Jordanian writer Nahed Hattar was shot dead on 25 September outside a court in the capital Amman, where he was scheduled to stand trial over a cartoon he shared on Facebook.
Government authorities have officially banned news coverage of his assassination.
The cartoon in question depicted a bearded man in heaven, lying in bed with two women, inside of a tent. God peers inside the tent, and the man asks God to bring him some wine and cashew nuts. The writer posted the cartoon with the comment “the Lord of Dawa'ish.” Dawa'ish is the Arabic language acronym used to refer to ISIS members or supporters in the plural. Dawa'ish and Dai'sh (Arabic-language acronym for ISIS) are usually used to negatively refer to the group and its members.
At the behest of Prime Minister Hani al-Mulqi, Hattar was arrested on 13 August for “insulting divinity. According to Al Jazeera, he removed the cartoon soon after, stating “it mocks terrorists and their concept of God and heaven. It does not infringe God's divinity in any way.”

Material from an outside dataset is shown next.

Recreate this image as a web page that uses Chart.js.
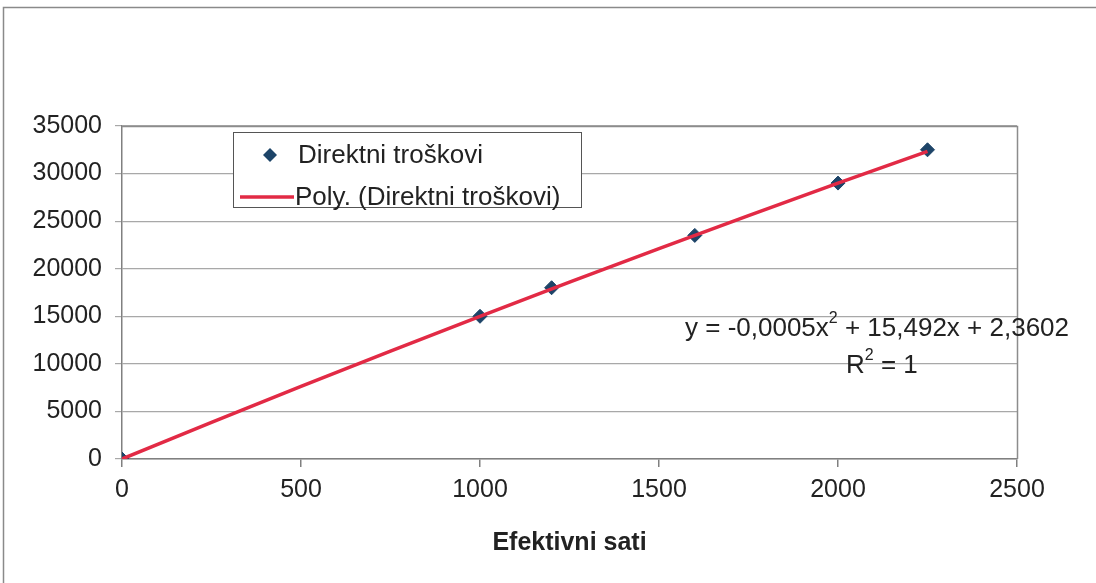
<!DOCTYPE html>
<html>
<head>
<meta charset="utf-8">
<script src="https://cdn.jsdelivr.net/npm/chart.js@4.4.1/dist/chart.umd.min.js"></script>
<style>
html,body{margin:0;padding:0;background:#fff;}
#wrap{width:1096px;height:583px;position:relative;}
</style>
</head>
<body>
<div id="wrap"><canvas id="c" width="1096" height="583"></canvas></div>
<script>
// Data
const hours = [0, 1000, 1200, 1600, 2000, 2250];
const costs = [0, 15000, 18000, 23500, 29000, 32500];
// Trendline samples
const trendHours = [0, 250, 500, 750, 1000, 1250, 1500, 1750, 2000, 2250];
const trendCosts = [2, 3844, 7623, 11340, 14994, 18586, 22115, 25582, 28986, 32328];
const xTicks = [0, 500, 1000, 1500, 2000, 2500];
const yTicks = [0, 5000, 10000, 15000, 20000, 25000, 30000, 35000];
const seriesName = 'Direktni troškovi';
const trendName = 'Poly. (Direktni troškovi)';
const xTitle = 'Efektivni sati';
const equationText = 'y = -0,0005x';
const equationRest = ' + 15,492x + 2,3602';
const r2Text = 'R';
const r2Rest = ' = 1';

const FONT = 'Arial, "Liberation Sans", sans-serif';
const markerColor = '#1d4468';
const lineColor = '#e22a45';

const decor = {
  id: 'decor',
  beforeDraw(chart) {
    const ctx = chart.ctx;
    ctx.save();
    ctx.fillStyle = '#ffffff';
    ctx.fillRect(0, 0, chart.width, chart.height);
    ctx.strokeStyle = '#8a8a8a';
    ctx.lineWidth = 1.5;
    ctx.beginPath();
    ctx.moveTo(3.5, 583); ctx.lineTo(3.5, 7.5); ctx.lineTo(1096, 7.5);
    ctx.stroke();
    ctx.restore();
  },
  afterDatasetsDraw(chart) {
    const ctx = chart.ctx;
    const a = chart.chartArea;
    ctx.save();
    // plot area border
    ctx.strokeStyle = '#8c8c8c';
    ctx.lineWidth = 1.5;
    ctx.beginPath();
    ctx.moveTo(a.left, a.top + 0.5); ctx.lineTo(a.right + 0.5, a.top + 0.5); ctx.lineTo(a.right + 0.5, a.bottom);
    ctx.stroke();

    // legend box
    const lx = 233, ly = 132, lw = 348, lh = 75;
    ctx.fillStyle = '#ffffff';
    ctx.fillRect(lx, ly, lw, lh);
    ctx.strokeStyle = '#555';
    ctx.lineWidth = 1;
    ctx.strokeRect(lx + 0.5, ly + 0.5, lw, lh);
    // marker
    ctx.fillStyle = markerColor;
    const mx = 270, my = 155, r = 7;
    ctx.beginPath();
    ctx.moveTo(mx, my - r); ctx.lineTo(mx + r, my); ctx.lineTo(mx, my + r); ctx.lineTo(mx - r, my); ctx.closePath();
    ctx.fill();
    // line
    ctx.strokeStyle = lineColor;
    ctx.lineWidth = 3.5;
    ctx.beginPath();
    ctx.moveTo(240, 197); ctx.lineTo(294, 197);
    ctx.stroke();
    ctx.fillStyle = '#222';
    ctx.font = '26px ' + FONT;
    ctx.textBaseline = 'middle';
    ctx.textAlign = 'left';
    ctx.fillText(seriesName, 298, 156);
    ctx.fillText(trendName, 295, 198);

    // equation
    const ex = 685, ey = 329;
    ctx.font = '26px ' + FONT;
    ctx.fillText(equationText, ex, ey);
    let w = ctx.measureText(equationText).width;
    ctx.font = '16px ' + FONT;
    ctx.fillText('2', ex + w, ey - 10);
    const w2 = ctx.measureText('2').width;
    ctx.font = '26px ' + FONT;
    ctx.fillText(equationRest, ex + w + w2, ey);

    const rx = 846, ry = 366;
    ctx.fillText(r2Text, rx, ry);
    w = ctx.measureText(r2Text).width;
    ctx.font = '16px ' + FONT;
    ctx.fillText('2', rx + w, ry - 10);
    ctx.font = '26px ' + FONT;
    ctx.fillText(r2Rest, rx + w + w2, ry);
    ctx.restore();
  }
};

new Chart(document.getElementById('c'), {
  type: 'scatter',
  data: {
    datasets: [
      {
        label: trendName,
        type: 'line',
        data: trendHours.map((x, i) => ({x: x, y: trendCosts[i]})),
        borderColor: lineColor,
        borderWidth: 3.5,
        pointRadius: 0,
        showLine: true,
        fill: false,
        tension: 0,
        order: 0
      },
      {
        label: seriesName,
        data: hours.map((x, i) => ({x: x, y: costs[i]})),
        backgroundColor: markerColor,
        borderColor: markerColor,
        pointStyle: 'rectRot',
        pointRadius: 7,
        order: 1
      }
    ]
  },
  options: {
    responsive: false,
    animation: false,
    devicePixelRatio: 1,
    layout: { padding: { left: 0, top: 126, right: 79, bottom: 23 } },
    plugins: { legend: { display: false }, tooltip: { enabled: false }, title: { display: false } },
    scales: {
      x: {
        type: 'linear',
        min: 0, max: 2500,
        afterBuildTicks: (s) => { s.ticks = xTicks.map(v => ({value: v})); },
        afterFit: (s) => { s.height = 101; },
        ticks: { color: '#222', font: { family: FONT, size: 25 }, padding: 8, maxRotation: 0, callback: (v) => String(v) },
        grid: { drawOnChartArea: false, drawTicks: true, tickLength: 8, color: '#808080', lineWidth: 1.5 },
        border: { color: '#808080', width: 1.5 },
        title: { display: true, text: xTitle, color: '#222', font: { family: FONT, size: 25, weight: 'bold' }, padding: { top: 0, bottom: 2 } }
      },
      y: {
        type: 'linear',
        min: 0, max: 35000,
        afterBuildTicks: (s) => { s.ticks = yTicks.map(v => ({value: v})); },
        afterFit: (s) => { s.width = 122; },
        ticks: { color: '#222', font: { family: FONT, size: 25 }, padding: 13, callback: (v) => String(v) },
        grid: { color: '#a8a8a8', lineWidth: 1.2, tickLength: 7, drawTicks: true },
        border: { color: '#808080', width: 1.5 }
      }
    }
  },
  plugins: [decor]
});
</script>
</body>
</html>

Hattar was a staunch leftist, known for his controversial political writings and his support for the Syrian government under Bashar al-Assad. The 54-year-old writer stayed in police custody until he was released on bail in early September. Despite the threats on his life, he was not afforded any police protection.
After news of the assassination broke on September 25, Jordanians were already expecting a gag order.
The standard procedure… don't address the problem, shove a sock in it
قرار مرتقب بمنع النشر بمقتل حتر
— LumaQ (@LumaQ) September 25, 2016
Govt to issue media gag order on Nahed Hattar's assassination shortly. Because shutting media up is the problem. https://t.co/pUKkURkgCX
— Naseem Tarawnah (@tarawnah) September 25, 2016
How are we supposed to fight extremism if we can't speak about it? https://t.co/xQpWfHou7S
— Areej Abuqudairi (@abuqudaa) September 25, 2016
Sure enough, on September 26 the country's State Security Court issued a ban on the coverage of news related to Hattar's assassination. According to a statement published by the media commission, a government body that regulates audiovisual, print, and electronic media, the ban aims to “preserve investigation secrecy, and ensure public interest.”
This is nothing new for Jordan. On 1 September 2016, the government issued a gag on news coverage related to the King and the royal family, unless they are published by the Royal Hashemite Court itself. The ban came in the form of a 25-word statement from Jordan's media monitor and offered no details on how long the ban would last or what penalties would be served to violators.
On Twitter, Jordanians bemoaned the fact that gag orders now seem to be issued whenever something newsworthy happens.
@tarawnah 1. Something newsworthy happens 2. #UNITE #Weareone 3. Gag order
— Nickolas Neibauer (@NickNeibauer) September 25, 2016
The local online magazine 7iber counted 15 gag orders between early 2014 and mid-August 2016. The list includes the gag order issued on the case brought by Jordanian authorities against Hattar, the day after his arrest.
In another example, on 28 August 2016, authorities banned coverage of the detention of a preacher for posting on Facebook a video critical of Amman's participation in the US-led military campaign against ISIS.
Though the Jordanian government was quick to condemn his assassination describing it as an “ugly crime”, critics say that it is also partially to blame for bringing the case against the writer in the first place, and for not investigating threats against his life.
Jordanian writer and editor Naseem Tarawnah tweeted:
Say what you will about Hattar, but his killing is a reminder of the real state of free speech, expression, and media in #Jordan.
— Naseem Tarawnah (@tarawnah) September 25, 2016
In an editorial mourning the loss of Hattar published yesterday, 7iber wrote:
If blood stains the hands of Hattar’s assassin who fired four shots at him, then the hands of the state and instigators are not clean either…Incitement against the murdered writer started on social media and other platforms, with threats to kill him published and delivered to him. This did not warrant “an order to investigate” nor did it initiate any legal case against the instigators…If this weren’t the same government that initiated Hattar’s trial, we might have been able to describe its role as negligent or complacent. But when its popularity and its acceptance by some is considered more important than protecting the life of one of its citizens, then its responsibility regarding this crime becomes much more significant.
The Committee to Protect Journalists described the writer's murder as the “result of lack of commitment to freedom of expression by Jordanian authorities,” and called on the government to “to bring the killer to justice and to change its approach to freedom of the press to foster openness and protection for critical voices.”
Today's gag order indicates that the Jordanian government is not planning to liberalize its free speech or censorship policies anytime soon.